◆ **WHAT IS ASKED**
Show every line below where "Apache" can be found.

◆ **STORED RECORDS**
──────────

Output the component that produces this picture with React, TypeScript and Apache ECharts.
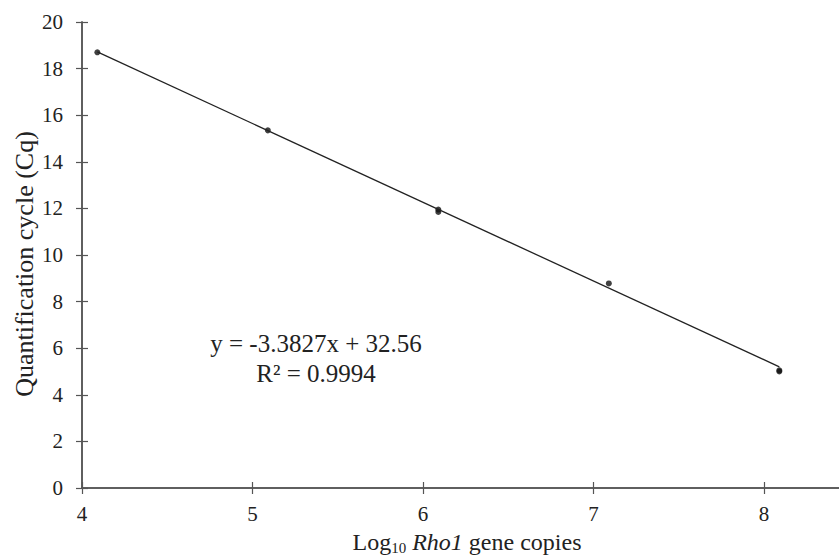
import React, { useEffect, useRef } from "react";
import * as echarts from "echarts";

const logCopies = [4.09, 5.09, 6.09, 6.09, 7.09, 8.09, 8.09];
const cqValues = [18.7, 15.35, 11.95, 11.85, 8.78, 5.05, 5.0];
const trendX = [4.09, 8.09];
const trendY = [18.72, 5.2];
const xTicks = [4, 5, 6, 7, 8];
const equationText = "y = -3.3827x + 32.56";
const r2Text = "R² = 0.9994";
const yTitle = "Quantification cycle (Cq)";

const FONT = "Liberation Serif";
const TEXT = "#222";
const AXIS = "#555";

export default function App() {
  const ref = useRef<HTMLDivElement>(null);
  useEffect(() => {
    if (!ref.current) return;
    const chart = echarts.init(ref.current, undefined, { renderer: "svg" });
    const xBase = {
      type: "value" as const,
      min: 4,
      max: 8.44,
      interval: 1,
      splitLine: { show: false },
      axisLine: { show: true, onZero: false, lineStyle: { color: AXIS, width: 1.5 } },
    };
    const yBase = {
      type: "value" as const,
      min: 0,
      max: 20,
      interval: 2,
      splitLine: { show: false },
      axisLine: { show: true, onZero: false, lineStyle: { color: AXIS, width: 1.5 } },
    };
    chart.setOption({
      animation: false,
      backgroundColor: "#fff",
      grid: { left: 82, right: 0, top: 22, bottom: 70, containLabel: false, outerBoundsMode: "none" },
      xAxis: [
        {
          ...xBase,
          axisTick: { show: true, customValues: xTicks, inside: false, length: 6, lineStyle: { color: AXIS, width: 1.2 } },
          axisLabel: { customValues: xTicks, color: TEXT, fontFamily: FONT, fontSize: 21, margin: 15 },
        },
        {
          ...xBase,
          position: "bottom",
          axisTick: { show: true, customValues: xTicks, inside: true, length: 6, lineStyle: { color: AXIS, width: 1.2 } },
          axisLabel: { show: false },
        },
      ],
      yAxis: [
        {
          ...yBase,
          axisTick: { show: true, inside: false, length: 6, lineStyle: { color: AXIS, width: 1.2 } },
          axisLabel: { color: TEXT, fontFamily: FONT, fontSize: 21, margin: 19 },
        },
        {
          ...yBase,
          position: "left",
          axisTick: { show: true, inside: true, length: 6, lineStyle: { color: AXIS, width: 1.2 } },
          axisLabel: { show: false },
        },
      ],
      graphic: [
        {
          type: "text",
          x: 316,
          y: 328,
          style: {
            text: equationText + "\n" + r2Text,
            font: `25px ${FONT}`,
            fill: TEXT,
            textAlign: "center",
            textVerticalAlign: "top",
            lineHeight: 30,
          },
        },
        {
          type: "text",
          x: 24,
          y: 264,
          rotation: Math.PI / 2,
          style: {
            text: yTitle,
            font: `26px ${FONT}`,
            fill: TEXT,
            textAlign: "center",
            textVerticalAlign: "middle",
          },
        },
        {
          type: "text",
          x: 467,
          y: 542,
          style: {
            text: "{a|Log}{sub|10}{it| Rho1}{a| gene copies}",
            font: `24px ${FONT}`,
            fill: TEXT,
            textAlign: "center",
            textVerticalAlign: "middle",
            rich: {
              a: { font: `24px ${FONT}`, fill: TEXT },
              sub: { font: `15px ${FONT}`, fill: TEXT, padding: [12, 0, 0, 0] },
              it: { font: `italic 24px ${FONT}`, fill: TEXT },
            },
          },
        },
      ],
      series: [
        {
          type: "line",
          data: trendX.map((x, i) => [x, trendY[i]]),
          symbol: "none",
          lineStyle: { color: "#222", width: 1.3 },
          silent: true,
        },
        {
          type: "scatter",
          data: logCopies.map((x, i) => [x, cqValues[i]]),
          symbol: "circle",
          symbolSize: 6,
          itemStyle: { color: "#111" },
        },
      ],
    });
    return () => chart.dispose();
  }, []);
  return <div ref={ref} style={{ width: 839, height: 558, position: "absolute", left: 0, top: 0 }} />;
}
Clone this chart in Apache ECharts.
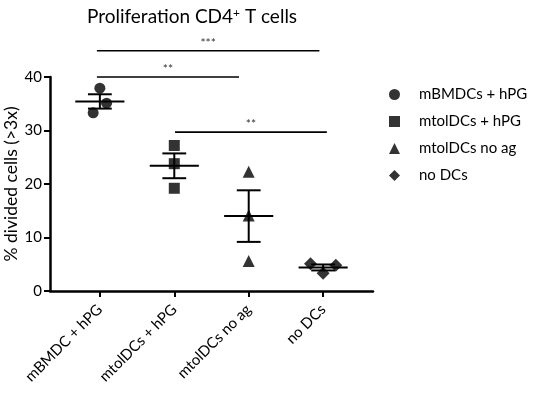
<!DOCTYPE html>
<html>
<head>
<meta charset="utf-8">
<script src="https://cdn.jsdelivr.net/npm/echarts@6/dist/echarts.min.js"></script>
<style>
  html, body { margin: 0; padding: 0; background: #fff; }
  #main { width: 536px; height: 397px; }
</style>
</head>
<body>
<div id="main"></div>
<script>
// groups on the x axis
var categories = ['mBMDC + hPG', 'mtolDCs + hPG', 'mtolDCs no ag', 'no DCs'];
var legendNames = ['mBMDCs + hPG', 'mtolDCs + hPG', 'mtolDCs no ag', 'no DCs'];
var symbols = ['circle', 'rect', 'triangle', 'diamond'];

// % divided cells
var valsBMDC = [37.9, 35.1, 33.3];
var valsTolHpg = [27.2, 23.8, 19.2];
var valsTolNoAg = [22.3, 14.1, 5.6];
var valsNoDC = [5.1, 4.8, 3.3];
var groupValues = [valsBMDC, valsTolHpg, valsTolNoAg, valsNoDC];

// horizontal jitter of the dots (in category units)
var jitter = [
  [0, 0.09, -0.09],
  [0, 0, 0],
  [0, 0, 0],
  [-0.17, 0.17, 0]
];

var yTicks = [0, 10, 20, 30, 40];

// significance brackets: from group, to group, height, label
var sigBars = [
  { x1: -0.04, x2: 2.95, y: 44.9, text: '***' },
  { x1: -0.04, x2: 1.87, y: 40.0, text: '**' },
  { x1: 1.01, x2: 3.05, y: 29.7, text: '**' }
];

function mean(a) {
  var s = 0;
  a.forEach(function (v) { s += v; });
  return s / a.length;
}
function sem(a) {
  var m = mean(a), s = 0;
  a.forEach(function (v) { s += (v - m) * (v - m); });
  return Math.sqrt(s / (a.length - 1)) / Math.sqrt(a.length);
}

var font = 'Lato';
var myChart = echarts.init(document.getElementById('main'));

var series = [];
groupValues.forEach(function (vals, g) {
  series.push({
    name: legendNames[g],
    type: 'scatter',
    symbol: symbols[g],
    symbolSize: g === 2 ? 12 : (g === 3 ? 13 : 11),
    itemStyle: { color: '#000' },
    z: 3,
    data: vals.map(function (v, i) { return [g + jitter[g][i], v]; })
  });
});

// mean +/- SEM
var errData = groupValues.map(function (vals, g) {
  var m = mean(vals), e = sem(vals);
  return [g, m, m - e, m + e];
});
series.push({
  type: 'custom',
  silent: true,
  z: 4,
  encode: { x: 0, y: [1, 2, 3] },
  data: errData,
  renderItem: function (params, api) {
    var x = api.value(0), m = api.value(1), lo = api.value(2), hi = api.value(3);
    var st = { stroke: '#000', lineWidth: 2 };
    function seg(xa, ya, xb, yb) {
      var p1 = api.coord([xa, ya]), p2 = api.coord([xb, yb]);
      return { type: 'line', shape: { x1: p1[0], y1: p1[1], x2: p2[0], y2: p2[1] }, style: st };
    }
    return {
      type: 'group',
      children: [
        seg(x - 0.33, m, x + 0.33, m),
        seg(x, lo, x, hi),
        seg(x - 0.16, lo, x + 0.16, lo),
        seg(x - 0.16, hi, x + 0.16, hi)
      ]
    };
  }
});

// significance brackets
series.push({
  type: 'custom',
  silent: true,
  clip: false,
  encode: { x: [0, 1], y: 2 },
  data: sigBars.map(function (b) { return [b.x1, b.x2, b.y]; }),
  renderItem: function (params, api) {
    var p1 = api.coord([api.value(0), api.value(2)]);
    var p2 = api.coord([api.value(1), api.value(2)]);
    var b = sigBars[params.dataIndex];
    return {
      type: 'group',
      children: [
        { type: 'line', shape: { x1: p1[0], y1: p1[1], x2: p2[0], y2: p2[1] },
          style: { stroke: '#000', lineWidth: 1.6 } },
        { type: 'text', x: (p1[0] + p2[0]) / 2, y: p1[1] - 2,
          style: { text: b.text, fill: '#333', font: '12px ' + font,
                   align: 'center', verticalAlign: 'bottom' } }
      ]
    };
  }
});

myChart.setOption({
  animation: false,
  backgroundColor: '#fff',
  textStyle: { fontFamily: font, color: '#000' },
  title: {
    text: 'Proliferation CD4{sup|+} T cells',
    left: 187,
    textAlign: 'center',
    top: 2,
    textStyle: {
      fontFamily: font, fontSize: 19, fontWeight: 'normal', color: '#000',
      rich: {
        sup: { fontSize: 12, fontFamily: font, verticalAlign: 'top', padding: [0, 0, 8, 0], color: '#000' }
      }
    }
  },
  legend: {
    orient: 'vertical',
    left: 384,
    top: 82,
    itemGap: 12,
    itemWidth: 11,
    itemHeight: 11,
    textStyle: { fontFamily: font, fontSize: 15, color: '#000', padding: [0, 0, 0, 14] },
    data: legendNames.map(function (n, i) { return { name: n, icon: symbols[i] }; })
  },
  grid: { left: 50, right: 163, top: 77, bottom: 106, containLabel: false, outerBoundsMode: 'none' },
  xAxis: {
    type: 'value',
    min: -0.67,
    max: 3.67,
    splitLine: { show: false },
    axisLine: { show: true, onZero: false, lineStyle: { color: '#000', width: 2.5 } },
    axisTick: { show: true, length: 6, customValues: [0, 1, 2, 3], lineStyle: { color: '#000', width: 2 } },
    axisLabel: {
      customValues: [0, 1, 2, 3],
      rotate: 45,
      margin: 16,
      fontFamily: font,
      fontSize: 15,
      color: '#000',
      formatter: function (v) { return categories[Math.round(v)]; }
    }
  },
  yAxis: {
    type: 'value',
    min: 0,
    max: 40,
    interval: 10,
    name: '% divided cells (>3x)',
    nameLocation: 'middle',
    nameGap: 30,
    nameMoveOverlap: false,
    nameTextStyle: { fontFamily: font, fontSize: 17.5, color: '#000' },
    splitLine: { show: false },
    axisLine: { show: true, onZero: false, lineStyle: { color: '#000', width: 2.5 } },
    axisTick: { show: true, length: 6, lineStyle: { color: '#000', width: 2 } },
    axisLabel: {
      fontFamily: font, fontSize: 15, color: '#000', margin: 8,
      customValues: yTicks
    }
  },
  series: series
});
</script>
</body>
</html>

──────────

◆ **FINISHED EXERCISE**
Output the component that produces this picture with React, TypeScript and Apache ECharts.
Clone this chart in Apache ECharts.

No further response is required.